1 Fatal ...r.a.h or r.a.p?
"Roger" wrote in message
...
On Sun, 5 Feb 2006 10:12:53 -0600, "Tater Schuld"
wrote:
I dont know. doing this at altitude makes the manuver safe, and learning
to
perfect it that way can give the pilot overconfidence.
best to make sure your'e never in the situation that call for such a
The only way to do that is to never get in an airplane. Here we only
have one runway out of four that really gives you an out and even then
you are looking at merging with express way traffic, IF you can make
it over, or under the over pass.
what I meant was that you shouldn't have been in the situation that you
didn't already have things planned out. the flight in question the pilot
tried to turn when he shouldn't have. he was close(?) to the altitude limit
that told him that he should fly straight but tried to turn.
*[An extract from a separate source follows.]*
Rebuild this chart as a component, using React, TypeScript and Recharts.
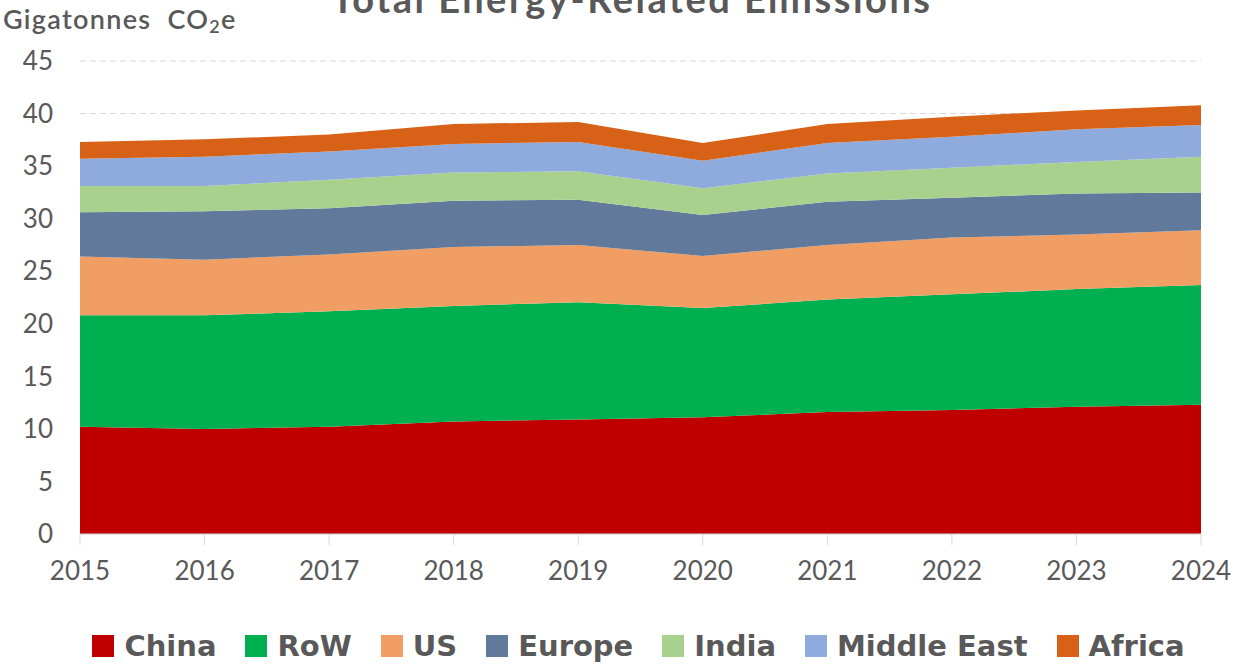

my point is that if you practice the turn at altitude, it does not give the
same experience as doing it at the same altitude as the engine failure.
to properly do this, you'd have to practice the turn at the actual height of
the engine failure. that would be risky, but trying to duplicate it at high
altitudes eliminates variables that change.
I really cant explain this too well. If I was the pilot, I would have a set
altitude that I would never attempt the turn at in the situation, and stick
to that. it would definitely be higher than needed.